[Set exercise] Copy each line of the data below exactly, leaving out pictures.

[Supplied material]
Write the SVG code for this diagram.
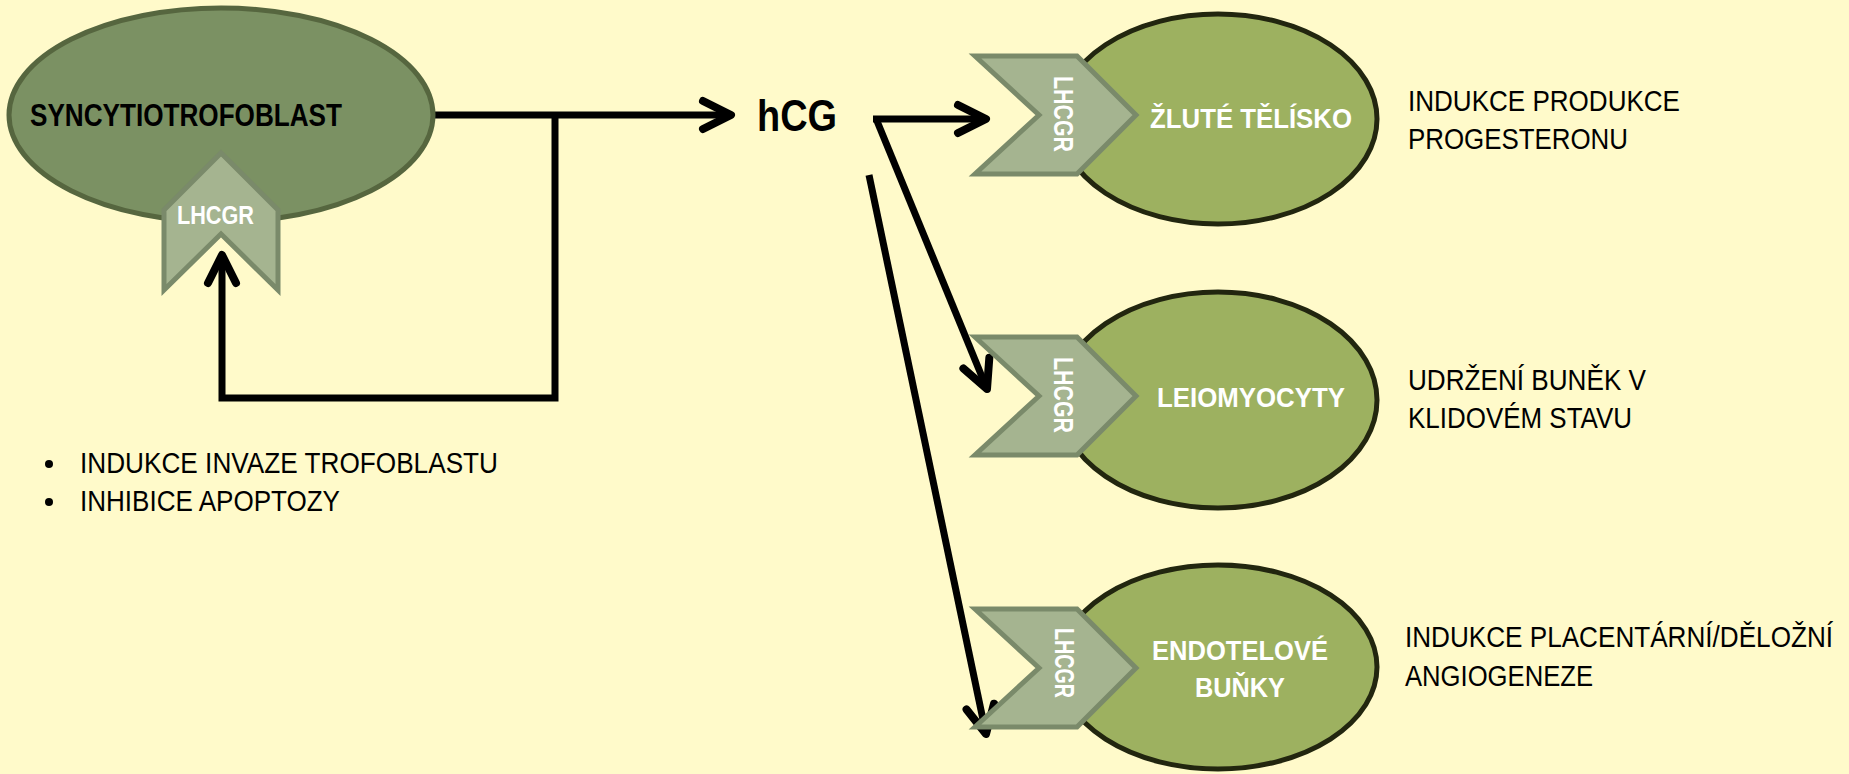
<svg xmlns="http://www.w3.org/2000/svg" width="1849" height="774" viewBox="0 0 1849 774">
<defs>
<style>
.bg{fill:#FFFACA}
.syn{fill:#7B9163;stroke:#56663F;stroke-width:5}
.cell{fill:#9DB160;stroke:#22260F;stroke-width:5}
.chev{fill:#A5B490;stroke:#7A8A6A;stroke-width:5;stroke-linejoin:miter}
.conn{fill:none;stroke:#000;stroke-width:7}
.bold{font-family:"Liberation Sans Narrow","Liberation Sans",Arial,sans-serif;font-weight:bold}
.reg{font-family:"Liberation Sans Narrow","Liberation Sans",Arial,sans-serif;font-size:29px;fill:#000}
.wt{fill:#fff}
</style>
<marker id="ah" markerUnits="userSpaceOnUse" viewBox="-40 -25 50 50" refX="0" refY="0" markerWidth="50" markerHeight="50" orient="auto" overflow="visible">
<path d="M-28,-14 L0,0 L-28,14" fill="none" stroke="#000" stroke-width="8" stroke-linecap="round" stroke-linejoin="round"/>
</marker>
<path id="chevR" d="M0,0 L102,0 L161,59 L102,118 L0,118 L64,59 Z"/>
</defs>
<rect class="bg" x="0" y="0" width="1849" height="774"/>

<g id="connectors">
<line class="conn" x1="435" y1="115" x2="731" y2="115" marker-end="url(#ah)"/>
<polyline class="conn" points="555,115 555,398 222,398 222,255" marker-end="url(#ah)"/>
<line class="conn" x1="873" y1="119" x2="986" y2="119" marker-end="url(#ah)"/>
<line class="conn" x1="877" y1="121" x2="987" y2="389" marker-end="url(#ah)"/>
<line class="conn" x1="869" y1="175" x2="986" y2="734" marker-end="url(#ah)"/>
</g>

<g id="syncytiotrofoblast">
<ellipse class="syn" cx="221" cy="115" rx="212" ry="107"/>
<text class="bold" x="30" y="126" font-size="32" textLength="312" lengthAdjust="spacingAndGlyphs">SYNCYTIOTROFOBLAST</text>
<path class="chev" d="M221,153 L278,210 L278,290 L221,234 L164,290 L164,210 Z"/>
<text class="bold wt" x="177" y="224" font-size="26" textLength="77" lengthAdjust="spacingAndGlyphs">LHCGR</text>
</g>

<g id="hcg">
<text class="bold" x="757" y="131" font-size="44" textLength="80" lengthAdjust="spacingAndGlyphs">hCG</text>
</g>

<g id="zlute-telisko">
<ellipse class="cell" cx="1218" cy="119" rx="159" ry="105"/>
<use href="#chevR" class="chev" x="975" y="56"/>
<text class="bold wt" transform="translate(1054,114) rotate(90)" text-anchor="middle" font-size="27" textLength="76" lengthAdjust="spacingAndGlyphs">LHCGR</text>
<text class="bold wt" x="1150" y="128" font-size="28" textLength="202" lengthAdjust="spacingAndGlyphs">ŽLUTÉ TĚLÍSKO</text>
</g>

<g id="leiomyocyty">
<ellipse class="cell" cx="1218" cy="400" rx="159" ry="108"/>
<use href="#chevR" class="chev" x="975" y="337"/>
<text class="bold wt" transform="translate(1054,395) rotate(90)" text-anchor="middle" font-size="27" textLength="76" lengthAdjust="spacingAndGlyphs">LHCGR</text>
<text class="bold wt" x="1157" y="407" font-size="28" textLength="188" lengthAdjust="spacingAndGlyphs">LEIOMYOCYTY</text>
</g>

<g id="endotelove-bunky">
<ellipse class="cell" cx="1218" cy="667" rx="159" ry="102"/>
<use href="#chevR" class="chev" x="975" y="609"/>
<text class="bold wt" transform="translate(1055,663) rotate(90)" text-anchor="middle" font-size="27" textLength="70" lengthAdjust="spacingAndGlyphs">LHCGR</text>
<text class="bold wt" x="1152" y="660" font-size="28" textLength="176" lengthAdjust="spacingAndGlyphs">ENDOTELOVÉ</text>
<text class="bold wt" x="1195" y="697" font-size="28" textLength="90" lengthAdjust="spacingAndGlyphs">BUŇKY</text>
</g>

<g id="effects">
<text class="reg" x="1408" y="111" textLength="272" lengthAdjust="spacingAndGlyphs">INDUKCE PRODUKCE</text>
<text class="reg" x="1408" y="149" textLength="220" lengthAdjust="spacingAndGlyphs">PROGESTERONU</text>
<text class="reg" x="1408" y="390" textLength="238" lengthAdjust="spacingAndGlyphs">UDRŽENÍ BUNĚK V</text>
<text class="reg" x="1408" y="428" textLength="224" lengthAdjust="spacingAndGlyphs">KLIDOVÉM STAVU</text>
<text class="reg" x="1405" y="647" textLength="428" lengthAdjust="spacingAndGlyphs">INDUKCE PLACENTÁRNÍ/DĚLOŽNÍ</text>
<text class="reg" x="1405" y="686" textLength="188" lengthAdjust="spacingAndGlyphs">ANGIOGENEZE</text>
<circle cx="49" cy="464" r="4" fill="#000"/>
<circle cx="49" cy="502" r="4" fill="#000"/>
<text class="reg" x="80" y="473" textLength="418" lengthAdjust="spacingAndGlyphs">INDUKCE INVAZE TROFOBLASTU</text>
<text class="reg" x="80" y="511" textLength="260" lengthAdjust="spacingAndGlyphs">INHIBICE APOPTOZY</text>
</g>
</svg>
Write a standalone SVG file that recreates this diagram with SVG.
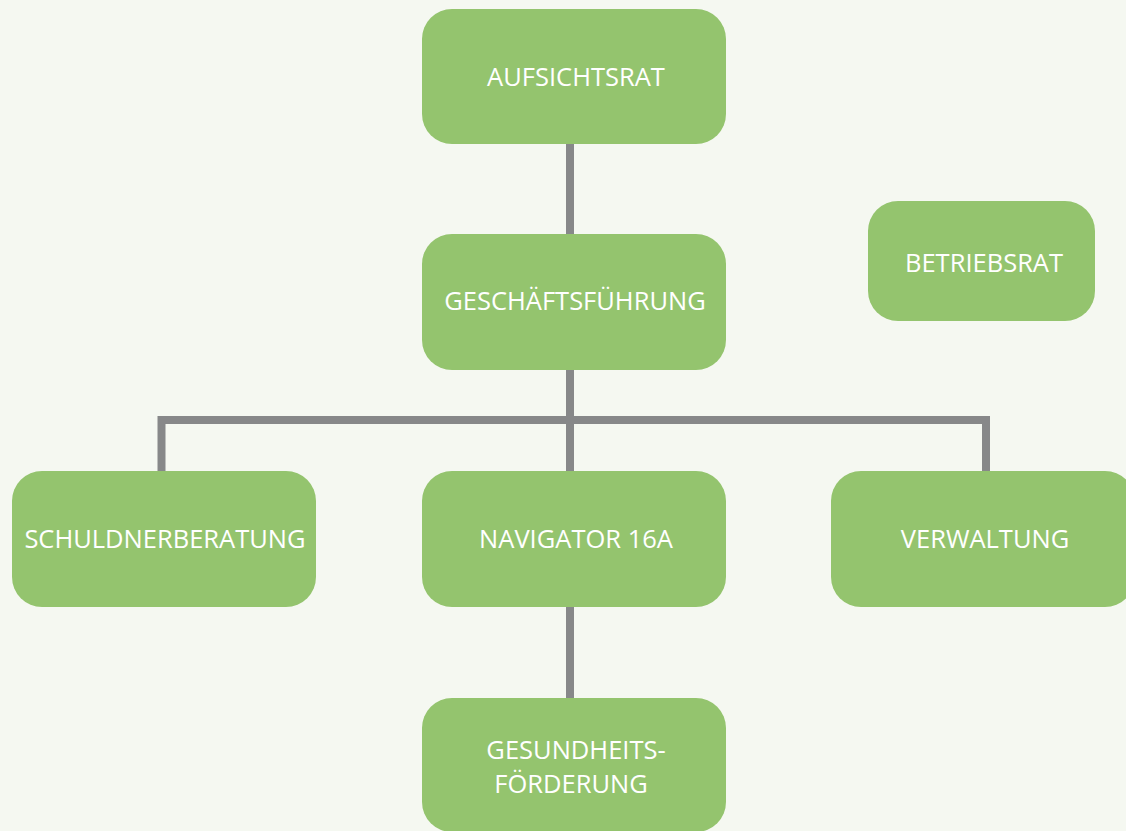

[Exercise solution]
Write the SVG code for this diagram.
<svg xmlns="http://www.w3.org/2000/svg" width="1849" height="774" viewBox="0 0 1849 774">
<defs>
<style>
.bg{fill:#FFFACA}
.syn{fill:#7B9163;stroke:#56663F;stroke-width:5}
.cell{fill:#9DB160;stroke:#22260F;stroke-width:5}
.chev{fill:#A5B490;stroke:#7A8A6A;stroke-width:5;stroke-linejoin:miter}
.conn{fill:none;stroke:#000;stroke-width:7}
.bold{font-family:"Liberation Sans Narrow","Liberation Sans",Arial,sans-serif;font-weight:bold}
.reg{font-family:"Liberation Sans Narrow","Liberation Sans",Arial,sans-serif;font-size:29px;fill:#000}
.wt{fill:#fff}
</style>
<marker id="ah" markerUnits="userSpaceOnUse" viewBox="-40 -25 50 50" refX="0" refY="0" markerWidth="50" markerHeight="50" orient="auto" overflow="visible">
<path d="M-28,-14 L0,0 L-28,14" fill="none" stroke="#000" stroke-width="8" stroke-linecap="round" stroke-linejoin="round"/>
</marker>
<path id="chevR" d="M0,0 L102,0 L161,59 L102,118 L0,118 L64,59 Z"/>
</defs>
<rect class="bg" x="0" y="0" width="1849" height="774"/>

<g id="connectors">
<line class="conn" x1="435" y1="115" x2="731" y2="115" marker-end="url(#ah)"/>
<polyline class="conn" points="555,115 555,398 222,398 222,255" marker-end="url(#ah)"/>
<line class="conn" x1="873" y1="119" x2="986" y2="119" marker-end="url(#ah)"/>
<line class="conn" x1="877" y1="121" x2="987" y2="389" marker-end="url(#ah)"/>
<line class="conn" x1="869" y1="175" x2="986" y2="734" marker-end="url(#ah)"/>
</g>

<g id="syncytiotrofoblast">
<ellipse class="syn" cx="221" cy="115" rx="212" ry="107"/>
<text class="bold" x="30" y="126" font-size="32" textLength="312" lengthAdjust="spacingAndGlyphs">SYNCYTIOTROFOBLAST</text>
<path class="chev" d="M221,153 L278,210 L278,290 L221,234 L164,290 L164,210 Z"/>
<text class="bold wt" x="177" y="224" font-size="26" textLength="77" lengthAdjust="spacingAndGlyphs">LHCGR</text>
</g>

<g id="hcg">
<text class="bold" x="757" y="131" font-size="44" textLength="80" lengthAdjust="spacingAndGlyphs">hCG</text>
</g>

<g id="zlute-telisko">
<ellipse class="cell" cx="1218" cy="119" rx="159" ry="105"/>
<use href="#chevR" class="chev" x="975" y="56"/>
<text class="bold wt" transform="translate(1054,114) rotate(90)" text-anchor="middle" font-size="27" textLength="76" lengthAdjust="spacingAndGlyphs">LHCGR</text>
<text class="bold wt" x="1150" y="128" font-size="28" textLength="202" lengthAdjust="spacingAndGlyphs">ŽLUTÉ TĚLÍSKO</text>
</g>

<g id="leiomyocyty">
<ellipse class="cell" cx="1218" cy="400" rx="159" ry="108"/>
<use href="#chevR" class="chev" x="975" y="337"/>
<text class="bold wt" transform="translate(1054,395) rotate(90)" text-anchor="middle" font-size="27" textLength="76" lengthAdjust="spacingAndGlyphs">LHCGR</text>
<text class="bold wt" x="1157" y="407" font-size="28" textLength="188" lengthAdjust="spacingAndGlyphs">LEIOMYOCYTY</text>
</g>

<g id="endotelove-bunky">
<ellipse class="cell" cx="1218" cy="667" rx="159" ry="102"/>
<use href="#chevR" class="chev" x="975" y="609"/>
<text class="bold wt" transform="translate(1055,663) rotate(90)" text-anchor="middle" font-size="27" textLength="70" lengthAdjust="spacingAndGlyphs">LHCGR</text>
<text class="bold wt" x="1152" y="660" font-size="28" textLength="176" lengthAdjust="spacingAndGlyphs">ENDOTELOVÉ</text>
<text class="bold wt" x="1195" y="697" font-size="28" textLength="90" lengthAdjust="spacingAndGlyphs">BUŇKY</text>
</g>

<g id="effects">
<text class="reg" x="1408" y="111" textLength="272" lengthAdjust="spacingAndGlyphs">INDUKCE PRODUKCE</text>
<text class="reg" x="1408" y="149" textLength="220" lengthAdjust="spacingAndGlyphs">PROGESTERONU</text>
<text class="reg" x="1408" y="390" textLength="238" lengthAdjust="spacingAndGlyphs">UDRŽENÍ BUNĚK V</text>
<text class="reg" x="1408" y="428" textLength="224" lengthAdjust="spacingAndGlyphs">KLIDOVÉM STAVU</text>
<text class="reg" x="1405" y="647" textLength="428" lengthAdjust="spacingAndGlyphs">INDUKCE PLACENTÁRNÍ/DĚLOŽNÍ</text>
<text class="reg" x="1405" y="686" textLength="188" lengthAdjust="spacingAndGlyphs">ANGIOGENEZE</text>
<circle cx="49" cy="464" r="4" fill="#000"/>
<circle cx="49" cy="502" r="4" fill="#000"/>
<text class="reg" x="80" y="473" textLength="418" lengthAdjust="spacingAndGlyphs">INDUKCE INVAZE TROFOBLASTU</text>
<text class="reg" x="80" y="511" textLength="260" lengthAdjust="spacingAndGlyphs">INHIBICE APOPTOZY</text>
</g>
</svg>
Write a standalone SVG file that recreates this diagram with SVG.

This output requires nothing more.